= Softa =

Student in the first six grades of the Ottoman madrasa system

According to the Encyclopaedia of Islam, Second Edition written by English historian and Orientalist C.E. Bosworth, the term "softa" (ṣofta) was a name given to students in the fields of theology, law and other sciences within the madrasa educational system of the Ottoman Empire. A parallel form can be found in Persian, pronounced as sūkhte, meaning "in flames" or "to set on fire", i.e. consumed by the love of God or learning. However, the relationship between the two words is unclear.

More specifically, "softa" seems to have been used to refer to beginners within their fields of science or theology, where as after they've completed their first courses they're instead referred to as "dānishmend".

==History==
Starting with Mehmed II, Ottoman sultans established these centers of education to develop a qualified group of individuals that would constitute a strong bureaucracy and fill administrative roles. The cities became intellectual centers of modernization. Through their studies in the madrasa system, softas aimed to become part of the ulama, the class of Muslim religious elites within the Ottoman Empire. The ulama class, especially during the classical period, had significant political and social power and functioned as an avenue of economic advancement. Though they lacked military power, the ulama were able to sway the masses into supporting certain campaigns, influence the actions and rulings of the sultan and be representatives of the population before the state.

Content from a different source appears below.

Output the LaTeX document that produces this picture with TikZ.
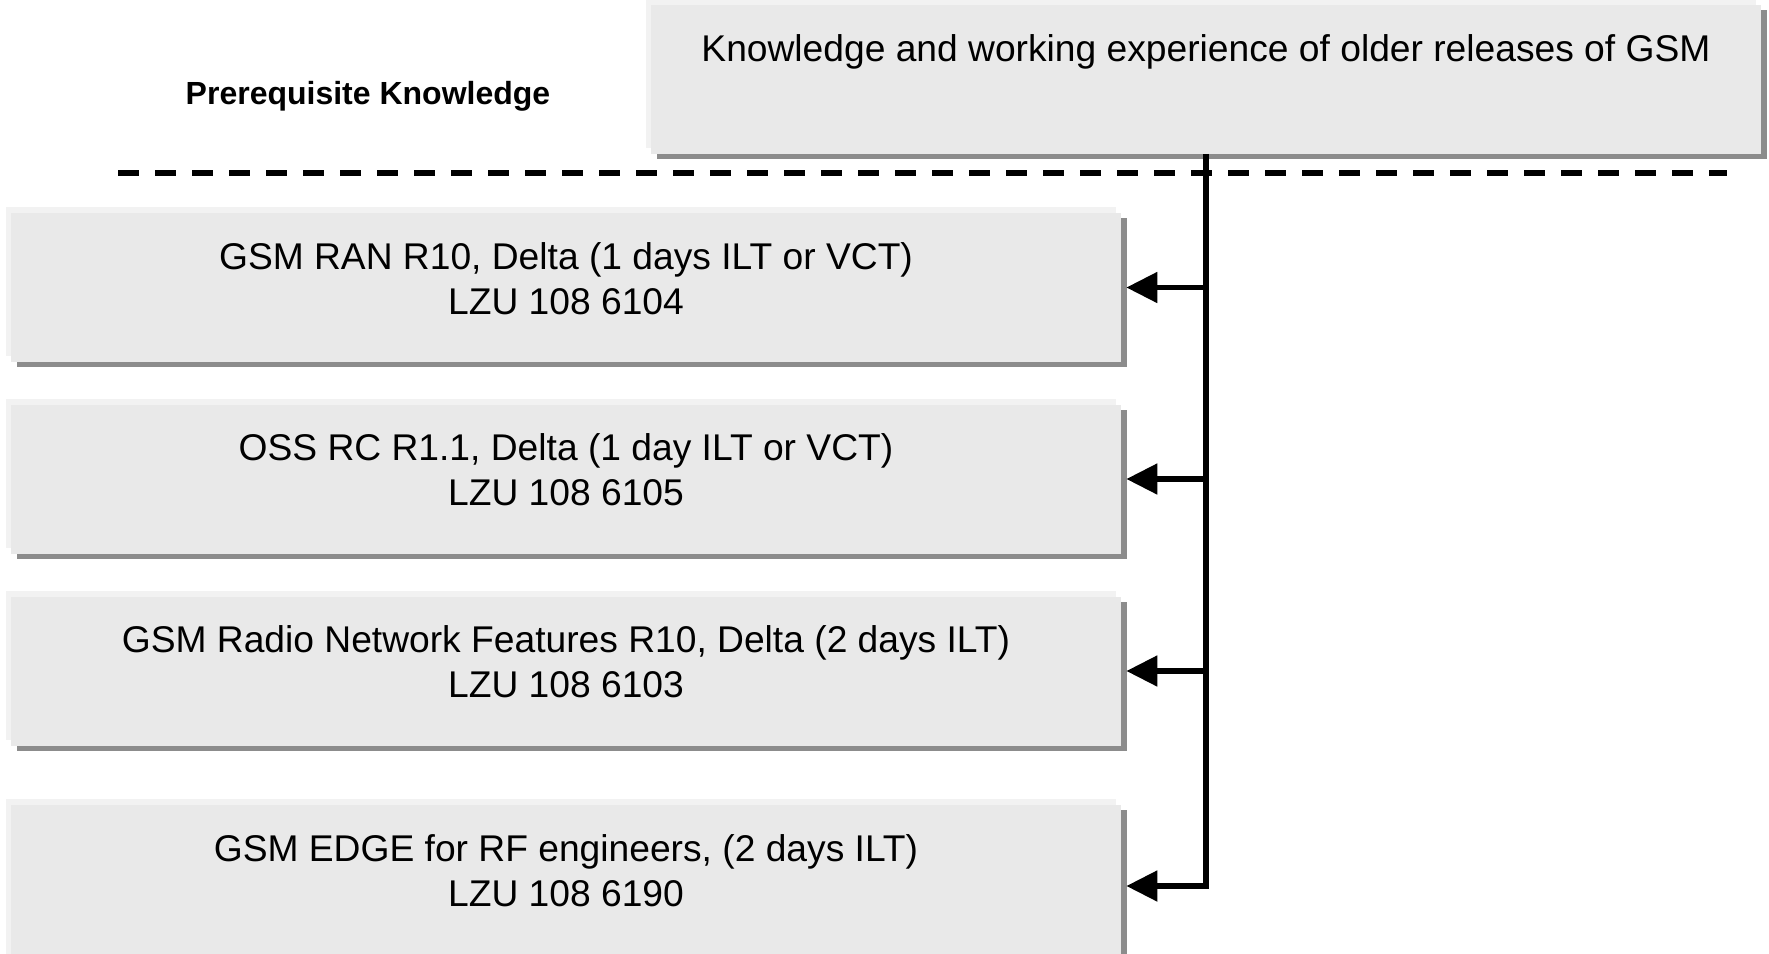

Although anyone could enroll in the madrasa system, election to the ulama class became increasingly organized and highly stratified. The softas struggled to compete for positions against those from the city who were born into ulama families or had personal relationships with members of the ulama. These ties, passed down through generations, were central to the recruitment and selection process of the ulama and superseded consideration of a candidate's skill. In fact, those with hierarchical connections were often less trained and educated in religious studies than the softas, and did not need to complete the madrasa system to be elected to a high post. Still, there was a sense of superiority amongst those from the city, and a general conception of the softas as ignorant. Ultimately, an elite class favored by the sultan and largely inaccessible to the softas formed by the 18th century. In order to compete, it was necessary for softas in the madrasas to attach themselves to high bureaucratic officials or esteemed religious figures who could function as their patrons and recommend them for high posts. Yet, even the few softas who managed to enter the ulama after graduating from the madrasa system ultimately constituted the lowest strata within the class, the beldīs. Those who failed to find positions moved back to the countryside to work in lower posts.

As the Ottoman Empire expanded and Istanbul attracted more people, posts within the ulama became more competitive and difficult for softas to secure. The softas also criticized the empire's handling of religious affairs and held to early religious traditions. Starting during the 17th century, they strongly opposed Ottoman attempts for religious reform and modernization. Yet, the religious elites condemned the softas, deeming them ignorant and guilty of misrepresenting the Muslim religion. Specifically, they faulted them with overemphasizing the importance of the afterlife and failing to recognize the equal importance of life on earth, rather than considering it transitory. They said this interpretation simplified the human experience and discouraged hard work. Due to the softas’ frustration with the hierarchical structure of the ulama class as well as their disapproval of the religious operations of the empire, many joined to form an unruly mob that roamed the capital.

Starting in the 16th century, the softas led several uprisings, threatening the stability of the Ottoman state. Many softas who graduated and remained unemployed joined the Janissary army to engage in the revolts. Riots by softas were also frequent in Constantinople during the second half of the nineteenth century, most notably in 1853, 1859 and 1876. Shortly thereafter, though, the influence of this mob as a force of political disturbance diminished, as the madrasa system was replaced by the development and expansion of modern schools.